CLI Interactive Demos

These CLI demos showcase practical data quality workflows that you can use!

🎬 Workflow-Based Demonstrations
  • Essential validations for everyday data quality checks
  • Data exploration tools that require no Python knowledge
  • CI/CD integration patterns for automated data quality
  • Complete pipelines from exploration to production validation
Prerequisites

To follow along with these demonstrations:

pip install pointblank
pb --help  # Verify installation

Getting Started with the CLI

Learn the basics of Pointblank’s CLI and run your first validation:

Getting Started CLI overview and your first data quality validation

Essential Data Quality Validations

See the most commonly used validation checks that catch critical data issues:

Essential Validations Duplicate detection, null checks, and data extract debugging

Data Exploration Without Python

Discover how to profile and explore data using CLI tools that don’t require Python knowledge:

Data Exploration Preview data, find missing values, and generate column summaries

CI/CD Integration & Automation

Learn how to integrate data quality checks into automated pipelines:

CI/CD Integration Exit codes, pipeline integration, and automated quality gates

Complete Data Quality Workflow

Follow an end-to-end data quality pipeline combining exploration, validation, and profiling:

Complete Workflow Full pipeline: explore → validate → profile → automate

Getting Started

Ready to implement data quality workflows? Here’s how to get started:

1. Install and Verify

pip install pointblank
pb --help

2. Explore Various Data Sources

# Built-in datasets
pb preview small_table

# Local files with patterns
pb preview "data/*.parquet"
pb scan sales_data.csv

# GitHub repositories (no download required)
pb preview "https://github.com/user/repo/blob/main/data.csv"
pb missing "https://raw.githubusercontent.com/user/repo/main/sales.parquet"

# Database connections
pb info "duckdb:///warehouse/analytics.ddb::customers"
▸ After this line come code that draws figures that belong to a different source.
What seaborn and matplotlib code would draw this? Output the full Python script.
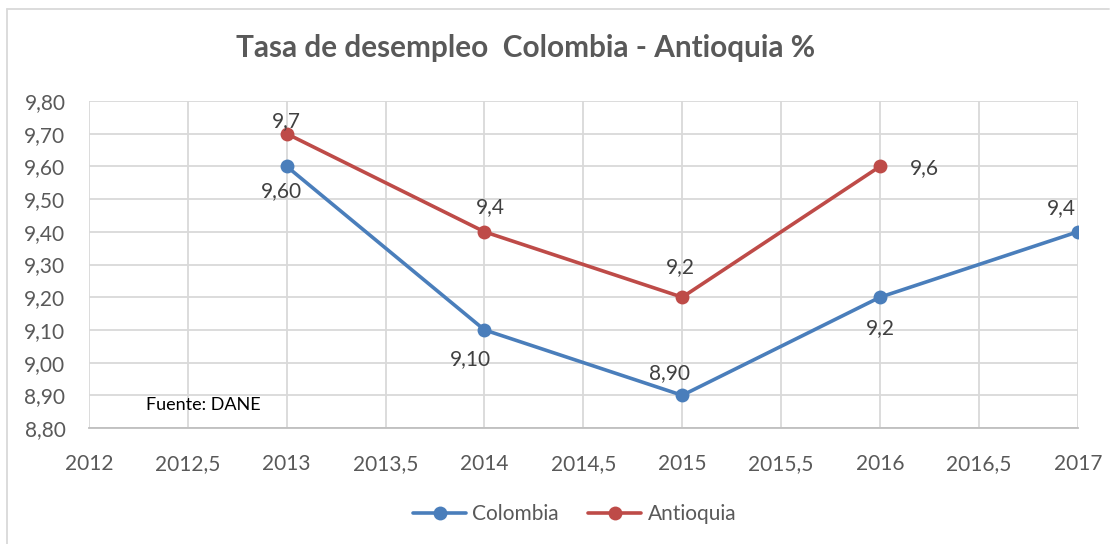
import numpy as np
import pandas as pd
import matplotlib
matplotlib.use("Agg")
import matplotlib.pyplot as plt
import seaborn as sns
from matplotlib.lines import Line2D

years_col = [2013, 2014, 2015, 2016, 2017]
colombia = [9.60, 9.10, 8.90, 9.20, 9.40]
colombia_lbl = ["9,60", "9,10", "8,90", "9,2", "9,4"]

years_ant = [2013, 2014, 2015, 2016]
antioquia = [9.7, 9.4, 9.2, 9.6]
antioquia_lbl = ["9,7", "9,4", "9,2", "9,6"]

x_ticks = [2012, 2012.5, 2013, 2013.5, 2014, 2014.5, 2015, 2015.5, 2016, 2016.5, 2017]
y_ticks = [8.8, 8.9, 9.0, 9.1, 9.2, 9.3, 9.4, 9.5, 9.6, 9.7, 9.8]

df = pd.concat([
    pd.DataFrame({"anio": years_col, "tasa": colombia, "serie": "Colombia"}),
    pd.DataFrame({"anio": years_ant, "tasa": antioquia, "serie": "Antioquia"}),
])

sns.set_style("white")
plt.rcParams["font.family"] = ["Lato", "DejaVu Sans"]

colors = {"Colombia": "#4a7ebb", "Antioquia": "#be4b48"}

fig = plt.figure(figsize=(11.18, 5.44), dpi=100)
ax = fig.add_axes([0.0796, 0.2132, 0.8844, 0.6011])

sns.lineplot(data=df, x="anio", y="tasa", hue="serie", palette=colors,
             marker="o", markersize=10, markeredgewidth=0, linewidth=2.6,
             ax=ax, legend=False)

ax.set_xlim(2012, 2017)
ax.set_ylim(8.8, 9.8)
ax.set_xticks(x_ticks)
ax.set_yticks(y_ticks)
ax.set_xticklabels([("%g" % v).replace(".", ",") for v in x_ticks])
ax.set_yticklabels([("%.2f" % v).replace(".", ",") for v in y_ticks])
ax.tick_params(axis="both", labelsize=15, colors="#595959", length=0)
ax.tick_params(axis="x", pad=19)
ax.tick_params(axis="y", pad=17)
ax.set_xlabel("")
ax.set_ylabel("")
ax.grid(True, color="#d9d9d9", linewidth=1.3)
for s in ["top", "right", "left"]:
    ax.spines[s].set_visible(False)
ax.spines["bottom"].set_color("#bfbfbf")
ax.spines["bottom"].set_linewidth(1.3)

# data labels (offsets in points)
off_col = [(-4, -18), (-10, -21), (-9, 16), (0, -22), (-12, 17)]
off_ant = [(0, 9), (4, 18), (-1, 22), (32, -1)]
for x, y, t, o in zip(years_col, colombia, colombia_lbl, off_col):
    ax.annotate(t, (x, y), xytext=o, textcoords="offset points",
                ha="center", va="center", fontsize=15, color="#404040")
for x, y, t, o in zip(years_ant, antioquia, antioquia_lbl, off_ant):
    ax.annotate(t, (x, y), xytext=o, textcoords="offset points",
                ha="center", va="center", fontsize=15, color="#404040")

ax.text(0.058, 0.055, "Fuente: DANE", transform=ax.transAxes,
        fontsize=13, color="#000000")

fig.text(0.47, 0.912, "Tasa de desempleo  Colombia - Antioquia %",
         ha="center", va="center", fontsize=21.4, fontweight="bold", color="#595959")

handles = [Line2D([], [], color=colors[k], marker="o", markersize=10,
                  markeredgewidth=0, linewidth=2.6) for k in ["Colombia", "Antioquia"]]
fig.legend(handles, ["Colombia", "Antioquia"], loc="center",
           bbox_to_anchor=(0.514, 0.055), ncol=2, frameon=False,
           fontsize=15, labelcolor="#595959", handlelength=2.55,
           columnspacing=1.4, handletextpad=0.3)

# outer chart border (left and top visible)
fig.add_artist(Line2D([0.0063, 0.0063], [0, 0.9835], color="#d9d9d9",
                      linewidth=1.3, transform=fig.transFigure))
fig.add_artist(Line2D([0.0063, 0.992], [0.9835, 0.9835], color="#d9d9d9",
                      linewidth=1.3, transform=fig.transFigure))

fig.savefig("out.png", dpi=100)
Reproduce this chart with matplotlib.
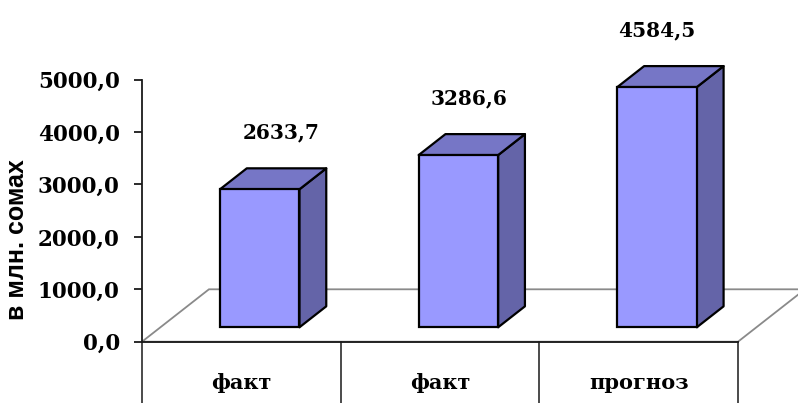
import matplotlib
matplotlib.use('Agg')
import matplotlib.pyplot as plt
from matplotlib.patches import Polygon
from matplotlib.ticker import FuncFormatter, FixedLocator

# ---- data ----
categories = ['факт', 'факт', 'прогноз']
values = [2633.7, 3286.6, 4584.5]
y_ticks = [0, 1000, 2000, 3000, 4000, 5000]
y_label = 'в млн. сомах'

# ---- layout / style ----
W, H = 798, 403
fig = plt.figure(figsize=(W / 100, H / 100), dpi=100)
ax = fig.add_axes([142 / W, (H - 341.7) / H, 596 / W, 262 / H])
ax.set_xlim(0, len(categories))
ax.set_ylim(0, 5000)

dx, dy = 0.337, 1000.0      # oblique depth vector (data units)
f0, fd = 0.275, 0.40        # bar front depth fraction, bar depth fraction
bw = 0.40                   # bar width (category units)
label_dx = [0.20, 0.146, 0.092]
label_gap = 1080

front_c = '#9999FF'
top_c = '#7676C6'
side_c = '#6464A8'
grey = '#8a8a8a'
axis_c = '#1a1a1a'

serif = 'DejaVu Serif'
n = len(categories)

# floor
floor = Polygon([(0, 0), (n, 0), (n + dx, dy), (dx, dy)], closed=True,
                fill=False, edgecolor=grey, lw=1.3, clip_on=False, zorder=1)
ax.add_patch(floor)

# bars
bottom = f0 * dy
xs = [i + 0.5 + f0 * dx for i in range(n)]
ax.bar(xs, values, width=bw, bottom=bottom, color=front_c, edgecolor='black',
       linewidth=1.6, zorder=5, clip_on=False)
ddx, ddy = fd * dx, fd * dy
for x, v in zip(xs, values):
    x0, x1 = x - bw / 2, x + bw / 2
    yt = bottom + v
    top = Polygon([(x0, yt), (x1, yt), (x1 + ddx, yt + ddy), (x0 + ddx, yt + ddy)],
                  closed=True, facecolor=top_c, edgecolor='black', lw=1.6,
                  joinstyle='round', clip_on=False, zorder=4)
    side = Polygon([(x1, bottom), (x1 + ddx, bottom + ddy), (x1 + ddx, yt + ddy), (x1, yt)],
                   closed=True, facecolor=side_c, edgecolor='black', lw=1.6,
                   joinstyle='round', clip_on=False, zorder=4)
    ax.add_patch(side)
    ax.add_patch(top)

# data labels
for i, v in enumerate(values):
    ax.text(i + 0.5 + label_dx[i], bottom + v + label_gap,
            f'{v:.1f}'.replace('.', ','), ha='center', va='center',
            family=serif, fontweight='bold', fontsize=14.5, clip_on=False)

# axes styling
for s in ['top', 'right']:
    ax.spines[s].set_visible(False)
ax.spines['left'].set_color(axis_c)
ax.spines['left'].set_linewidth(1.3)
ax.spines['bottom'].set_color(axis_c)
ax.spines['bottom'].set_linewidth(1.3)
ax.set_xticks([])
ax.yaxis.set_major_locator(FixedLocator(y_ticks))
ax.yaxis.set_major_formatter(FuncFormatter(lambda v, p: f'{v:.1f}'.replace('.', ',')))
ax.tick_params(axis='y', direction='out', length=6, width=1.3, pad=10,
               colors=axis_c, labelcolor='black')
for lab in ax.get_yticklabels():
    lab.set_family(serif)
    lab.set_fontweight('bold')
    lab.set_fontsize(15.5)

# category table below the axis
for i in range(n + 1):
    ax.plot([i, i], [0, -1400], color=axis_c, lw=1.1, clip_on=False, zorder=2)
for i, c in enumerate(categories):
    ax.text(i + 0.5, -790, c, ha='center', va='center', family=serif,
            fontweight='bold', fontsize=15, clip_on=False)

fig.text(17 / W, 1 - 240 / H, y_label, rotation=90, ha='center', va='center',
         family='Liberation Sans', fontweight='bold', fontsize=18)

fig.savefig('out.png', dpi=100)
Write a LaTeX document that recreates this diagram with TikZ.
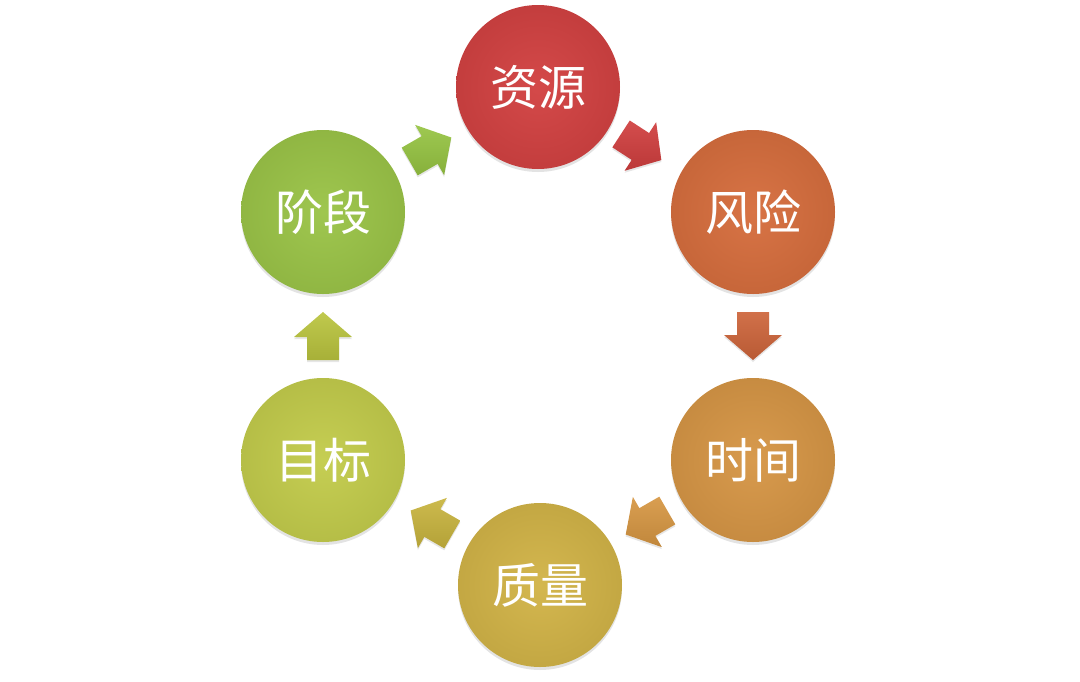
\documentclass[tikz,border=0pt]{standalone}
\usepackage{fontspec}
\newfontfamily\cjk{Noto Sans CJK SC}
\usetikzlibrary{calc,shadows}
\definecolor{cA}{RGB}{210,66,66}
\definecolor{cB}{RGB}{214,110,62}
\definecolor{cC}{RGB}{214,150,70}
\definecolor{cD}{RGB}{210,180,72}
\definecolor{cE}{RGB}{195,204,76}
\definecolor{cF}{RGB}{155,196,72}
\definecolor{aA}{RGB}{208,62,62}
\definecolor{aB}{RGB}{205,100,58}
\definecolor{aC}{RGB}{214,150,66}
\definecolor{aD}{RGB}{200,180,62}
\definecolor{aE}{RGB}{186,196,62}
\definecolor{aF}{RGB}{150,196,66}
\tikzset{
  ball/.style={circle, minimum size=164pt, inner sep=0pt,
    inner color=#1!96!white, outer color=#1!93!black,
    text=white, font=\cjk\fontsize{48}{48}\selectfont,
    drop shadow={opacity=0.22, shadow xshift=0pt, shadow yshift=-3pt}},
  pics/blockarrow/.style={code={
    \path[top color=#1!92!white, bottom color=#1!90!black,
      drop shadow={opacity=0.2, shadow xshift=0pt, shadow yshift=-2pt}]
      (-24,-16) -- (-1,-16) -- (-1,-29) -- (24,0) -- (-1,29) -- (-1,16) -- (-24,16) -- cycle;
  }}
}
\begin{document}
\begin{tikzpicture}[x=1pt,y=-1pt]
\useasboundingbox (0,0) rectangle (1080,681);
\node[ball=cA] (c1) at (538,87) {资源};
\node[ball=cB] (c2) at (753,212) {风险};
\node[ball=cC] (c3) at (753,460) {时间};
\node[ball=cD] (c4) at (540,585) {质量};
\node[ball=cE] (c5) at (323,460) {目标};
\node[ball=cF] (c6) at (323,212) {阶段};
\pic[rotate=-33] at ($(c1)!0.48!(c2)$) {blockarrow=aA};
\pic[rotate=-90] at ($(c2)!0.5!(c3)$) {blockarrow=aB};
\pic[rotate=-150] at ($(c3)!0.5!(c4)$) {blockarrow=aC};
\pic[rotate=150] at ($(c4)!0.5!(c5)$) {blockarrow=aD};
\pic[rotate=90] at ($(c5)!0.5!(c6)$) {blockarrow=aE};
\pic[rotate=30] at ($(c6)!0.5!(c1)$) {blockarrow=aF};
\end{tikzpicture}
\end{document}
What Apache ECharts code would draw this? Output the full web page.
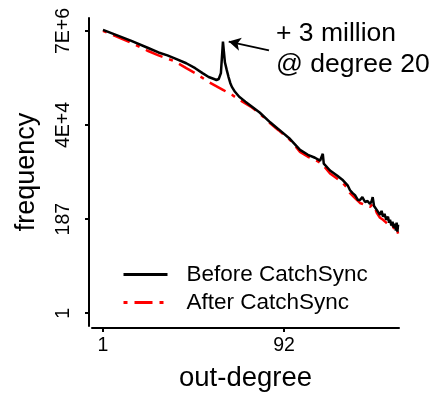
<!DOCTYPE html>
<html><head><meta charset="utf-8">
<script src="https://cdn.jsdelivr.net/npm/echarts@6/dist/echarts.min.js"></script>
<style>html,body{margin:0;padding:0;background:#fff}#c{width:432px;height:397px}</style>
</head><body><div id="c"></div>
<script>
const degreesBefore = [1,2,3,4,5,6,8,10,12,14,16,17,18,19,20,21,22,23,24,25,27,30,35,40,50,65,80,107,137,167,199,226,236,242,248,256,290,345,401,421,450,478,510,541,583,613,650,695,740,787,820,841,870,900,931,970,1010,1050,1089,1130,1180,1233,1270,1297,1340,1380,1420,1469,1500,1530,1560,1586];
const freqBefore = [7.0e6,3.84e6,2.62e6,1.99e6,1.69e6,1.43e6,1.09e6,8.30e5,6.31e5,5.07e5,4.54e5,4.30e5,4.54e5,6.31e5,3.64e6,1.15e6,7.43e5,5.07e5,3.65e5,2.93e5,2.23e5,1.69e5,1.29e5,1.03e5,7.06e4,4.09e4,2.79e4,1.61e4,8.83e3,6.71e3,5.70e3,4.83e3,4.58e3,7.10e3,4.10e3,3.68e3,2.80e3,2.13e3,1620,1531,1231,936,795,712,542,542,638,486,513,435,513,638,390,412,313,349,238,297,214,252,181,214,154,181,131,162,117,146,99,154,94,138];
const degreesAfter = [1,2,3,4,6,8,10,14,20,25,30,40,50,65,80,107,137,167,199,226,256,290,345,401,450,478,541,613,695,787,841,900,931,1010,1089,1180,1233,1297,1380,1469,1530,1586];
const freqAfter = [6.64e6,3.44e6,2.22e6,1.69e6,1.22e6,8.30e5,6.31e5,3.86e5,2.49e5,1.89e5,1.44e5,9.8e4,6.68e4,3.87e4,2.64e4,1.53e4,7.91e3,6.01e3,5.10e3,4.33e3,3.30e3,2.37e3,1.80e3,1374,1045,795,604,460,412,369,435,331,266,202,181,154,162,124,131,99,111,84];
const seriesNames = ['Before CatchSync', 'After CatchSync'];
const xTickValues = [1, 92];
const xTickLabels = ['1', '92'];
const yTickValues = [1, 187.4, 35119, 6581256];
const yTickLabels = ['1', '187', '4E+4', '7E+6'];
const arrowFrom = [63.1, 2.22e6];
const arrowTo = [23.1, 3.64e6];
const annotationText = '+ 3 million\n@ degree 20';

const FONT = 'Liberation Sans, Arial, sans-serif';
function pickLabel(vals, labels, v) {
  let best = 0, bd = Infinity;
  vals.forEach((t, i) => { const d = Math.abs(Math.log(t) - Math.log(v)); if (d < bd) { bd = d; best = i; } });
  return labels[best];
}
const chart = echarts.init(document.getElementById('c'), null, {renderer: 'canvas'});
chart.setOption({
  animation: false,
  backgroundColor: '#fff',
  grid: {left: 92, right: 33, top: 18, bottom: 66, containLabel: false},
  legend: {
    data: seriesNames,
    orient: 'vertical',
    left: 122, top: 263,
    itemWidth: 44, itemHeight: 14, itemGap: 5,
    padding: 0,
    itemStyle: {opacity: 0},
    lineStyle: {width: 3},
    textStyle: {fontSize: 22.5, fontFamily: FONT, color: '#000', padding: [0, 0, 0, 14]}
  },
  xAxis: {
    type: 'log', logBase: 92, min: 0.76, max: 1623, offset: 2,
    name: 'out-degree', nameLocation: 'middle', nameGap: 36,
    nameTextStyle: {fontSize: 27.5, fontFamily: FONT, color: '#000'},
    axisLine: {lineStyle: {color: '#000', width: 2}},
    axisTick: {show: true, length: 4, lineStyle: {color: '#000', width: 2}, customValues: xTickValues},
    axisLabel: {customValues: xTickValues, margin: 8, fontSize: 19.5, fontFamily: FONT, color: '#000',
      formatter: v => pickLabel(xTickValues, xTickLabels, v)},
    minorTick: {show: false}, splitLine: {show: false}
  },
  yAxis: {
    type: 'log', logBase: 187.4, min: 0.491, max: 1.352e7, offset: 3,
    name: 'frequency', nameLocation: 'middle', nameGap: 48.5,
    nameTextStyle: {fontSize: 27, fontFamily: FONT, color: '#000'},
    axisLine: {show: true, lineStyle: {color: '#000', width: 2}},
    axisTick: {show: true, length: 4, lineStyle: {color: '#000', width: 2}, customValues: yTickValues},
    axisLabel: {customValues: yTickValues, rotate: 90, margin: 15, fontSize: 19.5, fontFamily: FONT, color: '#000',
      formatter: v => pickLabel(yTickValues, yTickLabels, v)},
    minorTick: {show: false}, splitLine: {show: false}
  },
  series: [
    {
      name: seriesNames[0], type: 'line', z: 3, symbol: 'none', showSymbol: false,
      data: degreesBefore.map((d, i) => [d, freqBefore[i]]),
      lineStyle: {color: '#000', width: 2.5},
      itemStyle: {color: '#000'},
      markLine: {
        silent: true, symbol: ['none', 'arrow'], symbolSize: [10, 12],
        label: {show: false},
        lineStyle: {color: '#000', width: 1.8, type: 'solid'},
        data: [[{coord: arrowFrom}, {coord: arrowTo}]]
      }
    },
    {
      name: seriesNames[1], type: 'line', z: 2, symbol: 'none', showSymbol: false,
      data: degreesAfter.map((d, i) => [d, freqAfter[i]]),
      lineStyle: {color: '#ff0000', width: 2.5, type: [4, 7, 18, 7]},
      itemStyle: {color: '#ff0000'}
    }
  ],
  graphic: [{
    type: 'text', left: 276, top: 18,
    style: {text: annotationText, font: '26.5px ' + FONT, fill: '#000', lineHeight: 31}
  }]
});
</script></body></html>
3. Run Essential Validations

# Check for duplicate rows
pb validate-simple small_table --check rows-distinct

# Validate data from multiple sources
pb validate-simple "data/*.parquet" --check col-vals-not-null --column customer_id
pb validate-simple "https://github.com/user/repo/blob/main/sales.csv" --check rows-distinct

# Extract failing data for debugging
pb validate-simple small_table --check col-vals-gt --column a --value 5 --show-extract

4. Integrate with CI/CD

# Use exit codes for automation (0 = pass, 1 = fail)
pb validate-simple small_table --check rows-distinct && echo "✅ Quality checks passed"